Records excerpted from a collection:
==*==

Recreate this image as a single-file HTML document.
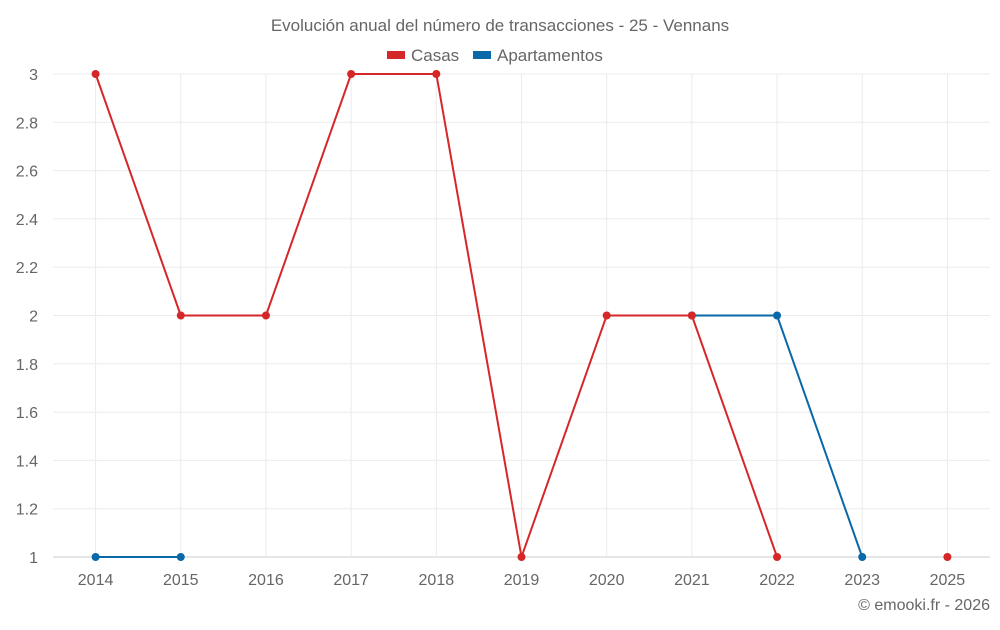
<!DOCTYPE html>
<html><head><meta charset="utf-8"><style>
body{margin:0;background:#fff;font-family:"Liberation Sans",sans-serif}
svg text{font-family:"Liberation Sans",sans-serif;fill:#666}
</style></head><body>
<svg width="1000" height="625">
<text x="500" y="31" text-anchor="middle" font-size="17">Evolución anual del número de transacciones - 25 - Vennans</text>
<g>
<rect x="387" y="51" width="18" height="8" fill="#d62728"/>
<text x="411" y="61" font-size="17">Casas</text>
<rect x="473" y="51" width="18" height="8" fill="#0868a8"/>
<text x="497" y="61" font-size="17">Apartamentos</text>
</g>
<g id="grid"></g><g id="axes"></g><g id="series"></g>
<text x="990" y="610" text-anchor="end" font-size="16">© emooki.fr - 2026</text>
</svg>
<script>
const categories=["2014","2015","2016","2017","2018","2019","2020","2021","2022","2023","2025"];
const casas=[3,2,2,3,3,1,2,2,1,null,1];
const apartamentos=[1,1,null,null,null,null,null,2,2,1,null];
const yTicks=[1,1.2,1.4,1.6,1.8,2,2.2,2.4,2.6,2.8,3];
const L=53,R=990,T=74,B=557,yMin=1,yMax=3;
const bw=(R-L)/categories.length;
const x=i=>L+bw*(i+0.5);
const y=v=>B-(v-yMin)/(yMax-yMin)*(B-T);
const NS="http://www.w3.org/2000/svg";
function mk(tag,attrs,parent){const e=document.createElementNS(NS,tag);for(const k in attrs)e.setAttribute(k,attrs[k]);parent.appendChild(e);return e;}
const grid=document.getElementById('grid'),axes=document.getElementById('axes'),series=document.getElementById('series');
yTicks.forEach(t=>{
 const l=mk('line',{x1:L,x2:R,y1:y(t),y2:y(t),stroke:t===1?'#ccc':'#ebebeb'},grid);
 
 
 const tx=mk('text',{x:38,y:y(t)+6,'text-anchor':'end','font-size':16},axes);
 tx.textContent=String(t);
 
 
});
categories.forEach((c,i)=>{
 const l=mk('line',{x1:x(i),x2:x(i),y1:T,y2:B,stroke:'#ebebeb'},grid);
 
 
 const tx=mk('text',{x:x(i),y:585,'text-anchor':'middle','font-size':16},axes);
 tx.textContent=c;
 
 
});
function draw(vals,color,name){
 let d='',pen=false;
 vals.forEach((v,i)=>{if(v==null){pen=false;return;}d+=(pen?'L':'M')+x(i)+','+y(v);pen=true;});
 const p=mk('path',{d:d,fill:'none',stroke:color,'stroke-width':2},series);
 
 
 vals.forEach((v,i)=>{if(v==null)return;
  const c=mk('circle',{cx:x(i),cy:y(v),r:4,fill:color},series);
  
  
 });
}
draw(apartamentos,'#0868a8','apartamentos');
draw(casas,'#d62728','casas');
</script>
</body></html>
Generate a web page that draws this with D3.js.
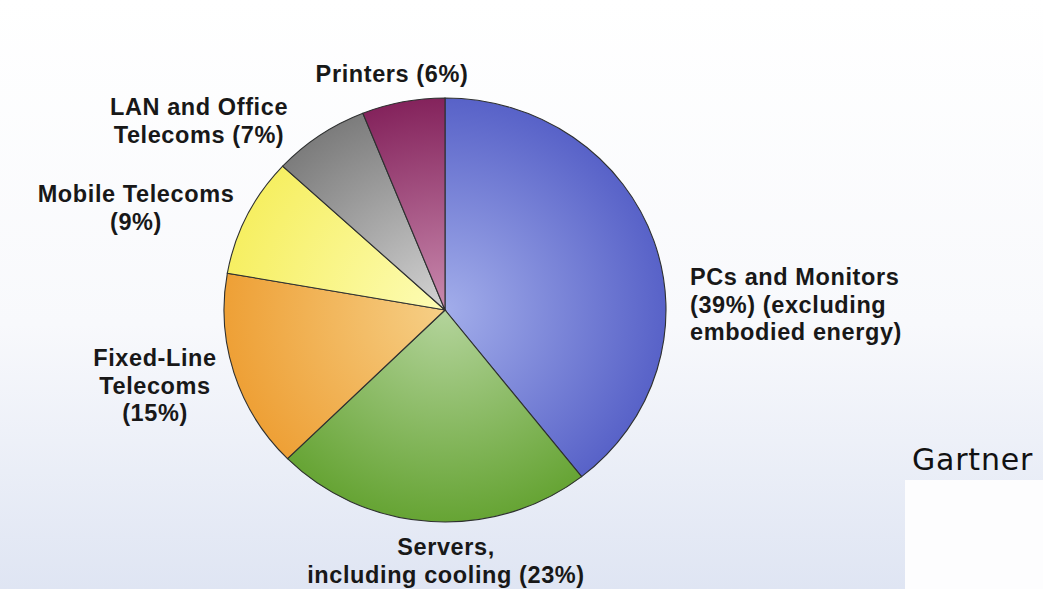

==*==

### Exercise brief
Print all entries exactly. The images do not belong in the copy.

### Task answer
Recreate this image as a single-file HTML document.
<!DOCTYPE html>
<html><head><meta charset="utf-8"><style>
body{margin:0;background:#fff;font-family:"Liberation Sans",sans-serif}
svg text{font-family:"Liberation Sans",sans-serif;fill:#666}
</style></head><body>
<svg width="1000" height="625">
<text x="500" y="31" text-anchor="middle" font-size="17">Evolución anual del número de transacciones - 25 - Vennans</text>
<g>
<rect x="387" y="51" width="18" height="8" fill="#d62728"/>
<text x="411" y="61" font-size="17">Casas</text>
<rect x="473" y="51" width="18" height="8" fill="#0868a8"/>
<text x="497" y="61" font-size="17">Apartamentos</text>
</g>
<g id="grid"></g><g id="axes"></g><g id="series"></g>
<text x="990" y="610" text-anchor="end" font-size="16">© emooki.fr - 2026</text>
</svg>
<script>
const categories=["2014","2015","2016","2017","2018","2019","2020","2021","2022","2023","2025"];
const casas=[3,2,2,3,3,1,2,2,1,null,1];
const apartamentos=[1,1,null,null,null,null,null,2,2,1,null];
const yTicks=[1,1.2,1.4,1.6,1.8,2,2.2,2.4,2.6,2.8,3];
const L=53,R=990,T=74,B=557,yMin=1,yMax=3;
const bw=(R-L)/categories.length;
const x=i=>L+bw*(i+0.5);
const y=v=>B-(v-yMin)/(yMax-yMin)*(B-T);
const NS="http://www.w3.org/2000/svg";
function mk(tag,attrs,parent){const e=document.createElementNS(NS,tag);for(const k in attrs)e.setAttribute(k,attrs[k]);parent.appendChild(e);return e;}
const grid=document.getElementById('grid'),axes=document.getElementById('axes'),series=document.getElementById('series');
yTicks.forEach(t=>{
 const l=mk('line',{x1:L,x2:R,y1:y(t),y2:y(t),stroke:t===1?'#ccc':'#ebebeb'},grid);
 
 
 const tx=mk('text',{x:38,y:y(t)+6,'text-anchor':'end','font-size':16},axes);
 tx.textContent=String(t);
 
 
});
categories.forEach((c,i)=>{
 const l=mk('line',{x1:x(i),x2:x(i),y1:T,y2:B,stroke:'#ebebeb'},grid);
 
 
 const tx=mk('text',{x:x(i),y:585,'text-anchor':'middle','font-size':16},axes);
 tx.textContent=c;
 
 
});
function draw(vals,color,name){
 let d='',pen=false;
 vals.forEach((v,i)=>{if(v==null){pen=false;return;}d+=(pen?'L':'M')+x(i)+','+y(v);pen=true;});
 const p=mk('path',{d:d,fill:'none',stroke:color,'stroke-width':2},series);
 
 
 vals.forEach((v,i)=>{if(v==null)return;
  const c=mk('circle',{cx:x(i),cy:y(v),r:4,fill:color},series);
  
  
 });
}
draw(apartamentos,'#0868a8','apartamentos');
draw(casas,'#d62728','casas');
</script>
</body></html>
Generate a web page that draws this with D3.js.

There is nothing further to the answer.